The first of these issues—whether the government can obtain monetary penalties in administrative SEC proceedings adjudicated by ALJs without a jury trial opportunity consistent with the Seventh Amendment to the U.S. Constitution—is perhaps the most significant, and it was the subject of the vast majority of argument and questioning by the Supreme Court at oral argument.  Under the Seventh Amendment, most defendants in civil cases seeking monetary damages have the right to jury trial, and the exceptions to this right generally require establishing that the types of actions at issue could have been brought in the 18th century in an equity court without a jury. The exception to the Seventh Amendment’s guarantee of a right to jury trial at issue in Jarkesy concerns the Supreme Court’s doctrine of “public rights.” When this exception to the right to a jury trial applies, it is because the right in question is a “public right” that would not have required the kind of suit at common law to which the Seventh Amendment applies.
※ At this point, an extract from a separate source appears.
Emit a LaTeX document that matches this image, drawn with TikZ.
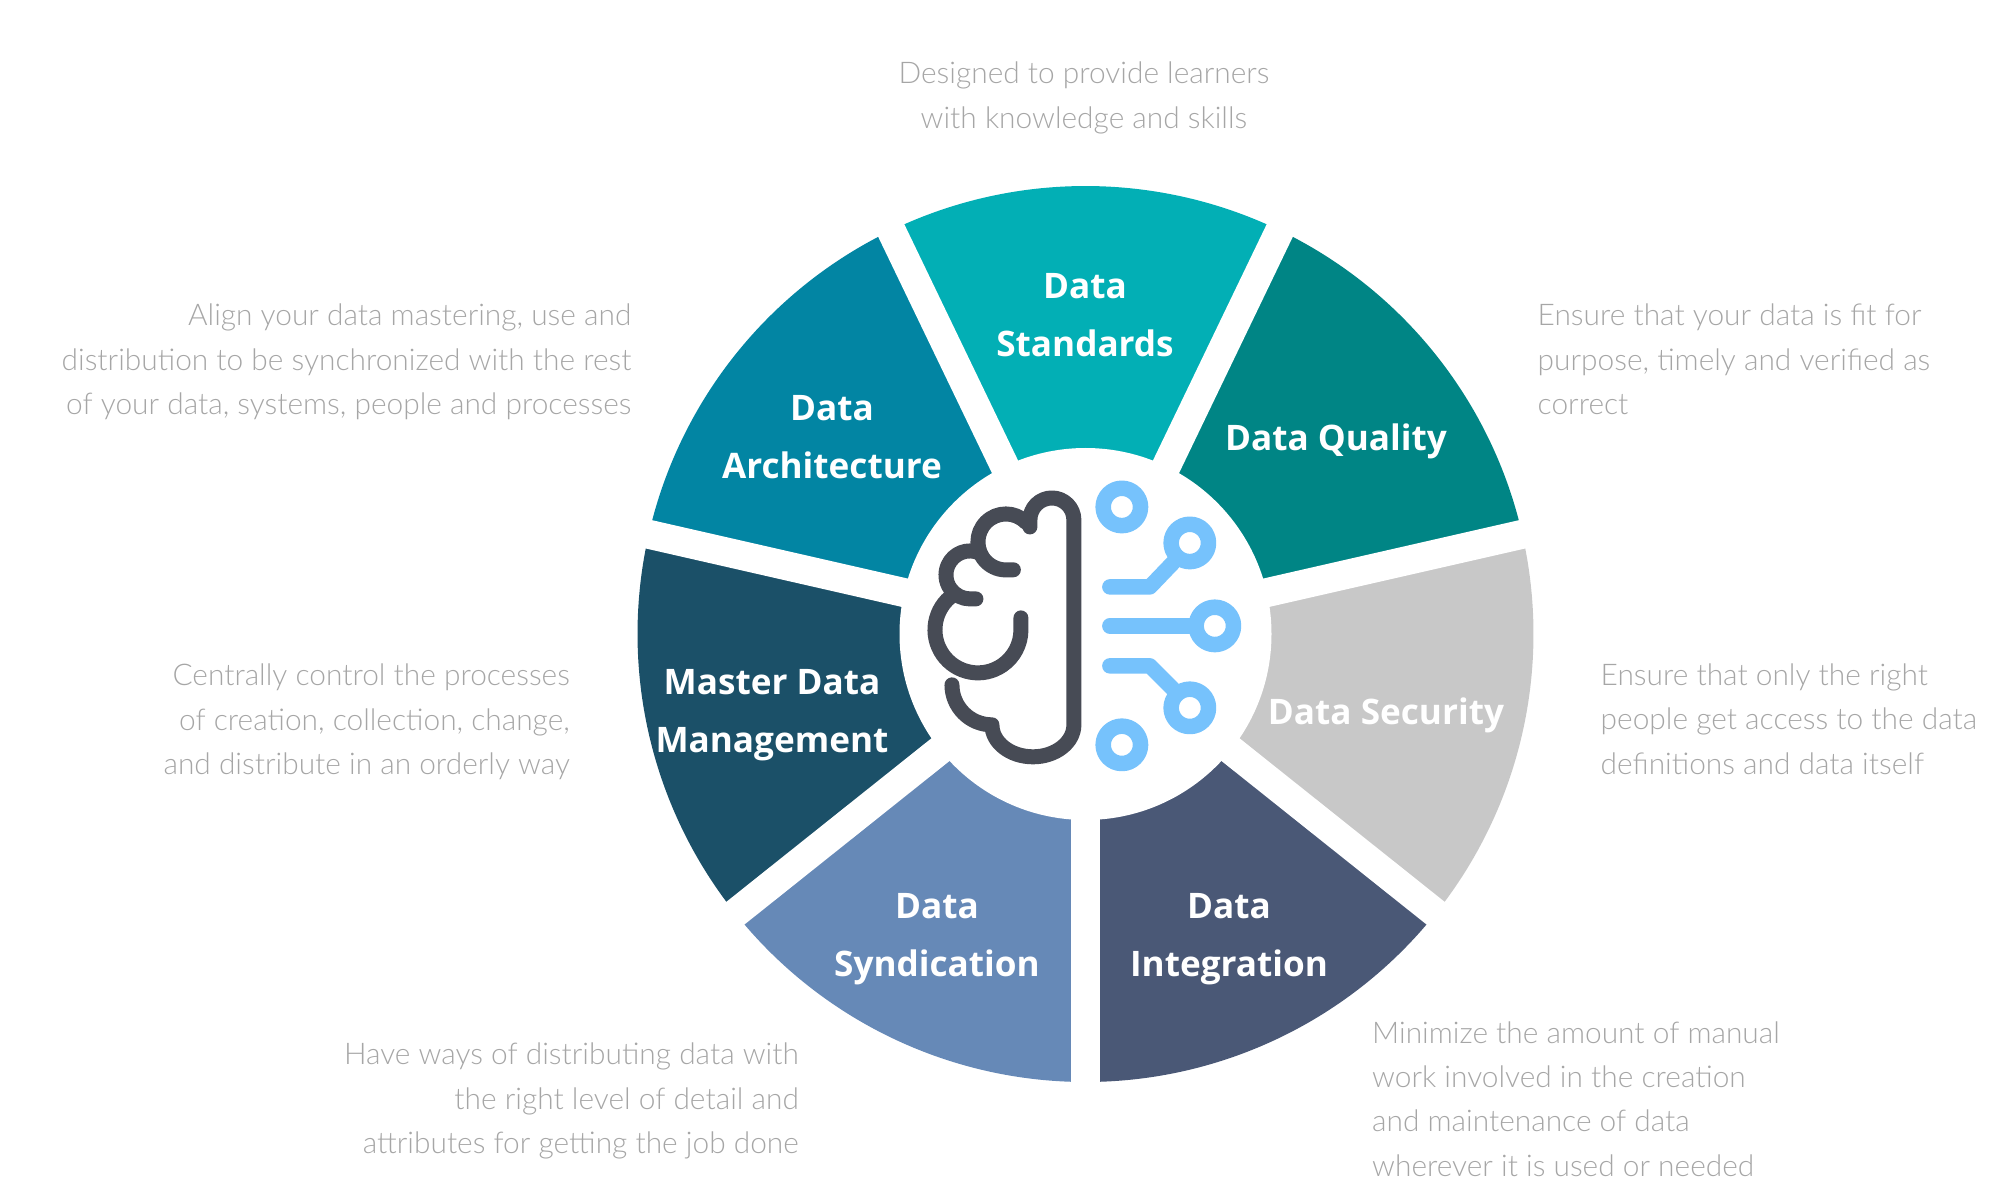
\documentclass[tikz,border=0pt]{standalone}
\usepackage{fontspec}
\setmainfont{Lato}
\newfontfamily\labelfont{Open Sans}
\newfontfamily\descfont{Lato Light}
\usetikzlibrary{positioning,calc}
\definecolor{stdcol}{HTML}{02AFB5}
\definecolor{qualcol}{HTML}{008585}
\definecolor{seccol}{HTML}{C8C8C8}
\definecolor{intcol}{HTML}{4A5876}
\definecolor{syncol}{HTML}{6689B7}
\definecolor{mdmcol}{HTML}{1B5068}
\definecolor{archcol}{HTML}{0285A3}
\definecolor{braincol}{HTML}{474B55}
\definecolor{circcol}{HTML}{76C2FC}
\definecolor{desccol}{HTML}{A6A6A6}
\edef\radout{4.48}
\edef\radin{1.86}
\tikzstyle{seglabel}=[text=white,font=\labelfont\bfseries\fontsize{10}{16.4}\selectfont,align=center]
\tikzstyle{desc}=[text=desccol,font=\descfont\fontsize{8.5}{12.6}\selectfont,inner sep=0pt]
\tikzstyle{gap}=[white,line width=0.29cm]
\tikzstyle{brain}=[draw=braincol,line width=0.15cm,line cap=round,line join=round]
\tikzstyle{circuit}=[draw=circcol,line width=0.155cm,line cap=round,line join=round]

\begin{document}
\begin{tikzpicture}
	\useasboundingbox (0,0) rectangle (20,12);
	\coordinate (c) at (10.855,5.66);

	% ring segments
	\fill[stdcol] (c) -- ++(64.29:\radout) arc[start angle=64.29,end angle=115.71,radius=\radout] -- cycle;
	\fill[archcol] (c) -- ++(115.71:\radout) arc[start angle=115.71,end angle=167.14,radius=\radout] -- cycle;
	\fill[mdmcol] (c) -- ++(167.14:\radout) arc[start angle=167.14,end angle=218.57,radius=\radout] -- cycle;
	\fill[syncol] (c) -- ++(218.57:\radout) arc[start angle=218.57,end angle=270,radius=\radout] -- cycle;
	\fill[intcol] (c) -- ++(270:\radout) arc[start angle=270,end angle=321.43,radius=\radout] -- cycle;
	\fill[seccol] (c) -- ++(321.43:\radout) arc[start angle=321.43,end angle=372.86,radius=\radout] -- cycle;
	\fill[qualcol] (c) -- ++(12.86:\radout) arc[start angle=12.86,end angle=64.29,radius=\radout] -- cycle;

	% white gaps and hub
	\draw[gap] (c) -- ++(12.86:4.7);
	\draw[gap] (c) -- ++(64.29:4.7);
	\draw[gap] (c) -- ++(115.71:4.7);
	\draw[gap] (c) -- ++(167.14:4.7);
	\draw[gap] (c) -- ++(218.57:4.7);
	\draw[gap] (c) -- ++(270:4.7);
	\draw[gap] (c) -- ++(321.43:4.7);
	\fill[white] (c) circle[radius=\radin];

	\node[seglabel] (std) at ($(c)+(-0.005,3.19)$) {Data\\Standards};
	\node[seglabel] (qual) at ($(c)+(2.505,1.93)$) {Data Quality};
	\node[seglabel] (sec) at ($(c)+(3.005,-0.81)$) {Data Security};
	\node[seglabel] (int) at ($(c)+(1.435,-3.05)$) {Data\\Integration};
	\node[seglabel] (syn) at ($(c)+(-1.485,-3.05)$) {Data\\Syndication};
	\node[seglabel] (mdm) at ($(c)+(-3.135,-0.81)$) {Master Data\\Management};
	\node[seglabel] (arch) at ($(c)+(-2.535,1.97)$) {Data\\Architecture};

	% brain and circuit icon
	\begin{scope}[shift={(8.80,7.60)},x=0.01cm,y=0.01cm]
	\draw[brain] (72,-245) arc[start angle=180,end angle=270,radius=40] arc[start angle=180,end angle=360,x radius=41,y radius=32] -- (194,-80) arc[start angle=0,end angle=180,radius=22] -- ++(0,-7);
	\draw[brain] (126,-102) ++(45:28) arc[start angle=45,end angle=275,radius=28] -- ++(5,0);
	\draw[brain] (90,-135) ++(66:24) arc[start angle=66,end angle=270,radius=24] -- ++(6,0);
	\draw[brain] (98,-190) ++(125:43) arc[start angle=125,end angle=360,radius=43] -- ++(0,12);
	\draw[circuit] (242,-67) circle[radius=18.7];
	\draw[circuit] (310,-103) circle[radius=18.7];
	\draw[circuit] (335,-186) circle[radius=18.7];
	\draw[circuit] (310,-268) circle[radius=18.7];
	\draw[circuit] (242,-305) circle[radius=18.7];
	\draw[circuit] (230,-147) -- (270,-147) -- (293,-123);
	\draw[circuit] (230,-186) -- (309,-186);
	\draw[circuit] (230,-226) -- (270,-226) -- (293,-249);
	\end{scope}

	% descriptions
	\node[desc,align=center] (dstd) at (10.84,11.02) {Designed to provide learners\\with knowledge and skills};
	\node[desc,align=left,anchor=west] (dqual) at (15.37,8.405) {Ensure that your data is fit for\\purpose, timely and verified as\\correct};
	\node[desc,align=left,anchor=west] (dsec) at (16.00,4.81) {Ensure that only the right\\people get access to the data\\definitions and data itself};
	\node[desc,align=left,anchor=west] (dint) at (13.715,1.01) {Minimize the amount of manual\\work involved in the creation\\and maintenance of data\\wherever it is used or needed};
	\node[desc,align=right,anchor=east] (dsyn) at (7.995,0.99) {Have ways of distributing data with\\the right level of detail and\\attributes for getting the job done};
	\node[desc,align=right,anchor=east] (dmdm) at (5.705,4.78) {Centrally control the processes\\of creation, collection, change,\\and distribute in an orderly way};
	\node[desc,align=right,anchor=east] (darch) at (6.32,8.38) {Align your data mastering, use and\\distribution to be synchronized with the rest\\of your data, systems, people and processes};
\end{tikzpicture}
\end{document}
The SEC’s view is that the Constitution affords Congress broad authority to create new obligations by statute and that since those obligations were nonexistent at common law, they are considered “public rights” that Congress can assign to an agency’s administrative tribunal for adjudication without a jury. The Respondent George Jarkesy seeks the Court’s invalidation of the public rights doctrine on several grounds. First, Jarkesy asserts that a primary catalyst for the American Revolution was the British monarchy’s practice of trying claims for statutory penalties in admiralty courts without a jury. Jarkesy also asserts that the SEC’s alleged fraud claims are much more akin to common law fraud than the earliest public rights cases that established the doctrine. Finally, and most significantly, Jarkesy asserts that the Supreme Court has more recently rejected much of the public rights doctrine decisional law, beginning with Atlas Roofing v. Occupational Safety Comm’n, 430 U.S. 442 (1977), in a line of cases involving the bankruptcy code, such that Congress’ authority to assign new statutory causes of action for adjudication by administrative tribunals is limited to cases in which requiring a jury trial would effectively “dismantle the statutory scheme,” citing Thomas v. Union Carbide Agricultural Products Co., 473 U.S. 568 (1985); CTFC v. Schor, 478 U.S. 833 (1986); and Granfinanciera, S.A. v. Nordberg, 492 U.S. 33 (1989).

Given the widespread use of ALJs for administrative enforcement of regulations by federal agencies without juries, including by the U.S. Environmental Protection Agency, the Supreme Court’s ruling in this case could be one of the most consequential administrative law decisions in the last 50 years.